PROBLEM DESCRIPTION:
Copy the material that follows word for word and omit its pictures.
━━ DATASET EXCERPT ━━
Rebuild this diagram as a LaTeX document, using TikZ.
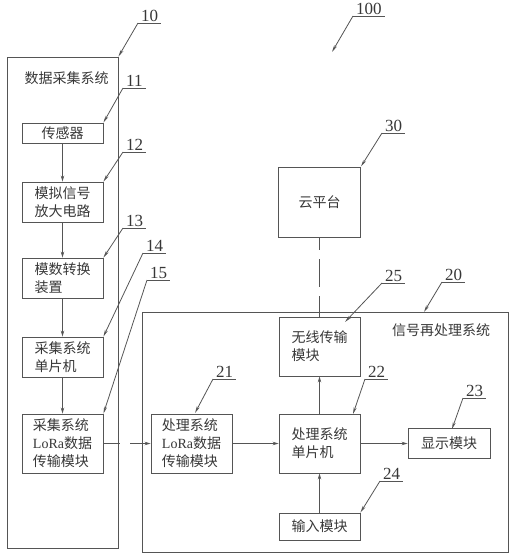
\documentclass[tikz,border=0pt]{standalone}
\usepackage{fontspec}
\setmainfont{Liberation Serif}
\newfontfamily\cjk{Noto Sans CJK SC}
\usepackage{xcolor}
\definecolor{lnclr}{RGB}{85,85,85}
\definecolor{txclr}{RGB}{55,55,55}
\usetikzlibrary{arrows.meta}
\tikzset{
  sysbox/.style={draw=lnclr, line width=0.9pt, inner sep=0pt},
  unit/.style={draw=lnclr, line width=0.9pt, align=left, inner sep=0pt, text=txclr, font=\cjk\fontsize{14}{18}\selectfont},
  title/.style={text=txclr, inner sep=0pt, font=\cjk\fontsize{14}{18}\selectfont},
  refno/.style={anchor=south west, inner xsep=3pt, inner ysep=1pt, text=txclr, font=\fontsize{17}{17}\selectfont},
  uline/.style={draw=lnclr, line width=0.8pt},
  lead/.style={-{Stealth[length=7pt,width=3pt]}, draw=lnclr, line width=0.8pt},
  arr/.style={-{Stealth[length=6pt,width=3.5pt]}, draw=lnclr, line width=0.8pt},
  link/.style={arr, dash pattern=on 17pt off 10pt on 40pt off 5pt},
  wire/.style={draw=lnclr, line width=0.9pt, dash pattern=on 28pt off 9pt, dash phase=15pt}
}
\begin{document}
\begin{tikzpicture}[x=1pt, y=-1pt]
  \useasboundingbox (0,0) rectangle (513,556);
  % data acquisition system
  \node[sysbox, minimum width=111, minimum height=491] (b10) at (62.5,302.5) {};
  \node[title] (t10) at (66.5,78) {数据采集系统};
  \node[unit, minimum width=81, minimum height=20] (b11) at (62.5,133) {传感器};
  \node[unit, minimum width=81, minimum height=40] (b12) at (62.5,202) {模拟信号\\放大电路};
  \node[unit, minimum width=81, minimum height=40] (b13) at (62.5,278) {模数转换\\装置};
  \node[unit, minimum width=81, minimum height=40] (b14) at (62.5,357) {采集系统\\单片机};
  \node[unit, minimum width=81, minimum height=59] (b15) at (62.5,443.5) {采集系统\\{\rmfamily LoRa}数据\\传输模块};
  % signal reprocessing system
  \node[sysbox, minimum width=366, minimum height=240] (b20) at (325,432) {};
  \node[title] (t20) at (441,330) {信号再处理系统};
  \node[unit, minimum width=81, minimum height=59] (b21) at (191.5,443.5) {处理系统\\{\rmfamily LoRa}数据\\传输模块};
  \node[unit, minimum width=81, minimum height=59] (b22) at (319.5,443.5) {处理系统\\单片机};
  \node[unit, minimum width=82, minimum height=30] (b23) at (449,443.5) {显示模块};
  \node[unit, minimum width=81, minimum height=27] (b24) at (319.5,526.5) {输入模块};
  \node[unit, minimum width=81, minimum height=59] (b25) at (319.5,346.5) {无线传输\\模块};
  % cloud
  \node[unit, minimum width=82, minimum height=70] (b30) at (319.5,202) {云平台};

  \draw[arr] (b11) -- (b12);
  \draw[arr] (b12) -- (b13);
  \draw[arr] (b13) -- (b14);
  \draw[arr] (b14) -- (b15);
  \draw[link] (b15) -- (b21);
  \draw[arr] (b21) -- (b22);
  \draw[arr] (b22) -- (b23);
  \draw[arr] (b24) -- (b22);
  \draw[arr] (b22) -- (b25);
  \draw[wire] (b30) -- (b25);

  % reference numbers
  \node[refno] (n100) at (353,16) {100};
  \node[refno] (n10) at (138,23) {10};
  \node[refno] (n11) at (123,88) {11};
  \node[refno] (n12) at (123,152) {12};
  \node[refno] (n13) at (123,228) {13};
  \node[refno] (n14) at (143,253) {14};
  \node[refno] (n15) at (147,280) {15};
  \node[refno] (n20) at (442,282) {20};
  \node[refno] (n21) at (213,379) {21};
  \node[refno] (n22) at (365,379) {22};
  \node[refno] (n23) at (463,398) {23};
  \node[refno] (n24) at (380,481) {24};
  \node[refno] (n25) at (382,283) {25};
  \node[refno] (n30) at (382,133) {30};
  \coordinate (p100) at (332,52);
  \coordinate (p20) at (424,312);
  \coordinate (p21) at (195,413);
  \coordinate (p22) at (353,414);
  \coordinate (p23) at (452,429);
  \coordinate (p25) at (345,322);
  \draw[uline] (n100.south west) -- (n100.south east);
  \draw[uline] (n10.south west) -- (n10.south east);
  \draw[uline] (n11.south west) -- (n11.south east);
  \draw[uline] (n12.south west) -- (n12.south east);
  \draw[uline] (n13.south west) -- (n13.south east);
  \draw[uline] (n14.south west) -- (n14.south east);
  \draw[uline] (n15.south west) -- (n15.south east);
  \draw[uline] (n20.south west) -- (n20.south east);
  \draw[uline] (n21.south west) -- (n21.south east);
  \draw[uline] (n22.south west) -- (n22.south east);
  \draw[uline] (n23.south west) -- (n23.south east);
  \draw[uline] (n24.south west) -- (n24.south east);
  \draw[uline] (n25.south west) -- (n25.south east);
  \draw[uline] (n30.south west) -- (n30.south east);
  \draw[lead] (n100.south west) -- (p100);
  \draw[lead] (n10.south west) -- (b10.north east);
  \draw[lead] (n11.south west) -- (b11.north east);
  \draw[lead] (n12.south west) -- (b12.north east);
  \draw[lead] (n13.south west) -- (b13.north east);
  \draw[lead] (n14.south west) -- (b14.north east);
  \draw[lead] (n15.south west) -- (b15.north east);
  \draw[lead] (n20.south west) -- (p20);
  \draw[lead] (n21.south west) -- (p21);
  \draw[lead] (n22.south west) -- (p22);
  \draw[lead] (n23.south west) -- (p23);
  \draw[lead] (n24.south west) -- (b24.north east);
  \draw[lead] (n25.south west) -- (p25);
  \draw[lead] (n30.south west) -- (b30.north east);
\end{tikzpicture}
\end{document}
━━━
COMPLETED EXERCISE:
Rebuild this diagram as a LaTeX document, using TikZ.
\documentclass[tikz,border=0pt]{standalone}
\usepackage{fontspec}
\setmainfont{Liberation Serif}
\newfontfamily\cjk{Noto Sans CJK SC}
\usepackage{xcolor}
\definecolor{lnclr}{RGB}{85,85,85}
\definecolor{txclr}{RGB}{55,55,55}
\usetikzlibrary{arrows.meta}
\tikzset{
  sysbox/.style={draw=lnclr, line width=0.9pt, inner sep=0pt},
  unit/.style={draw=lnclr, line width=0.9pt, align=left, inner sep=0pt, text=txclr, font=\cjk\fontsize{14}{18}\selectfont},
  title/.style={text=txclr, inner sep=0pt, font=\cjk\fontsize{14}{18}\selectfont},
  refno/.style={anchor=south west, inner xsep=3pt, inner ysep=1pt, text=txclr, font=\fontsize{17}{17}\selectfont},
  uline/.style={draw=lnclr, line width=0.8pt},
  lead/.style={-{Stealth[length=7pt,width=3pt]}, draw=lnclr, line width=0.8pt},
  arr/.style={-{Stealth[length=6pt,width=3.5pt]}, draw=lnclr, line width=0.8pt},
  link/.style={arr, dash pattern=on 17pt off 10pt on 40pt off 5pt},
  wire/.style={draw=lnclr, line width=0.9pt, dash pattern=on 28pt off 9pt, dash phase=15pt}
}
\begin{document}
\begin{tikzpicture}[x=1pt, y=-1pt]
  \useasboundingbox (0,0) rectangle (513,556);
  % data acquisition system
  \node[sysbox, minimum width=111, minimum height=491] (b10) at (62.5,302.5) {};
  \node[title] (t10) at (66.5,78) {数据采集系统};
  \node[unit, minimum width=81, minimum height=20] (b11) at (62.5,133) {传感器};
  \node[unit, minimum width=81, minimum height=40] (b12) at (62.5,202) {模拟信号\\放大电路};
  \node[unit, minimum width=81, minimum height=40] (b13) at (62.5,278) {模数转换\\装置};
  \node[unit, minimum width=81, minimum height=40] (b14) at (62.5,357) {采集系统\\单片机};
  \node[unit, minimum width=81, minimum height=59] (b15) at (62.5,443.5) {采集系统\\{\rmfamily LoRa}数据\\传输模块};
  % signal reprocessing system
  \node[sysbox, minimum width=366, minimum height=240] (b20) at (325,432) {};
  \node[title] (t20) at (441,330) {信号再处理系统};
  \node[unit, minimum width=81, minimum height=59] (b21) at (191.5,443.5) {处理系统\\{\rmfamily LoRa}数据\\传输模块};
  \node[unit, minimum width=81, minimum height=59] (b22) at (319.5,443.5) {处理系统\\单片机};
  \node[unit, minimum width=82, minimum height=30] (b23) at (449,443.5) {显示模块};
  \node[unit, minimum width=81, minimum height=27] (b24) at (319.5,526.5) {输入模块};
  \node[unit, minimum width=81, minimum height=59] (b25) at (319.5,346.5) {无线传输\\模块};
  % cloud
  \node[unit, minimum width=82, minimum height=70] (b30) at (319.5,202) {云平台};

  \draw[arr] (b11) -- (b12);
  \draw[arr] (b12) -- (b13);
  \draw[arr] (b13) -- (b14);
  \draw[arr] (b14) -- (b15);
  \draw[link] (b15) -- (b21);
  \draw[arr] (b21) -- (b22);
  \draw[arr] (b22) -- (b23);
  \draw[arr] (b24) -- (b22);
  \draw[arr] (b22) -- (b25);
  \draw[wire] (b30) -- (b25);

  % reference numbers
  \node[refno] (n100) at (353,16) {100};
  \node[refno] (n10) at (138,23) {10};
  \node[refno] (n11) at (123,88) {11};
  \node[refno] (n12) at (123,152) {12};
  \node[refno] (n13) at (123,228) {13};
  \node[refno] (n14) at (143,253) {14};
  \node[refno] (n15) at (147,280) {15};
  \node[refno] (n20) at (442,282) {20};
  \node[refno] (n21) at (213,379) {21};
  \node[refno] (n22) at (365,379) {22};
  \node[refno] (n23) at (463,398) {23};
  \node[refno] (n24) at (380,481) {24};
  \node[refno] (n25) at (382,283) {25};
  \node[refno] (n30) at (382,133) {30};
  \coordinate (p100) at (332,52);
  \coordinate (p20) at (424,312);
  \coordinate (p21) at (195,413);
  \coordinate (p22) at (353,414);
  \coordinate (p23) at (452,429);
  \coordinate (p25) at (345,322);
  \draw[uline] (n100.south west) -- (n100.south east);
  \draw[uline] (n10.south west) -- (n10.south east);
  \draw[uline] (n11.south west) -- (n11.south east);
  \draw[uline] (n12.south west) -- (n12.south east);
  \draw[uline] (n13.south west) -- (n13.south east);
  \draw[uline] (n14.south west) -- (n14.south east);
  \draw[uline] (n15.south west) -- (n15.south east);
  \draw[uline] (n20.south west) -- (n20.south east);
  \draw[uline] (n21.south west) -- (n21.south east);
  \draw[uline] (n22.south west) -- (n22.south east);
  \draw[uline] (n23.south west) -- (n23.south east);
  \draw[uline] (n24.south west) -- (n24.south east);
  \draw[uline] (n25.south west) -- (n25.south east);
  \draw[uline] (n30.south west) -- (n30.south east);
  \draw[lead] (n100.south west) -- (p100);
  \draw[lead] (n10.south west) -- (b10.north east);
  \draw[lead] (n11.south west) -- (b11.north east);
  \draw[lead] (n12.south west) -- (b12.north east);
  \draw[lead] (n13.south west) -- (b13.north east);
  \draw[lead] (n14.south west) -- (b14.north east);
  \draw[lead] (n15.south west) -- (b15.north east);
  \draw[lead] (n20.south west) -- (p20);
  \draw[lead] (n21.south west) -- (p21);
  \draw[lead] (n22.south west) -- (p22);
  \draw[lead] (n23.south west) -- (p23);
  \draw[lead] (n24.south west) -- (b24.north east);
  \draw[lead] (n25.south west) -- (p25);
  \draw[lead] (n30.south west) -- (b30.north east);
\end{tikzpicture}
\end{document}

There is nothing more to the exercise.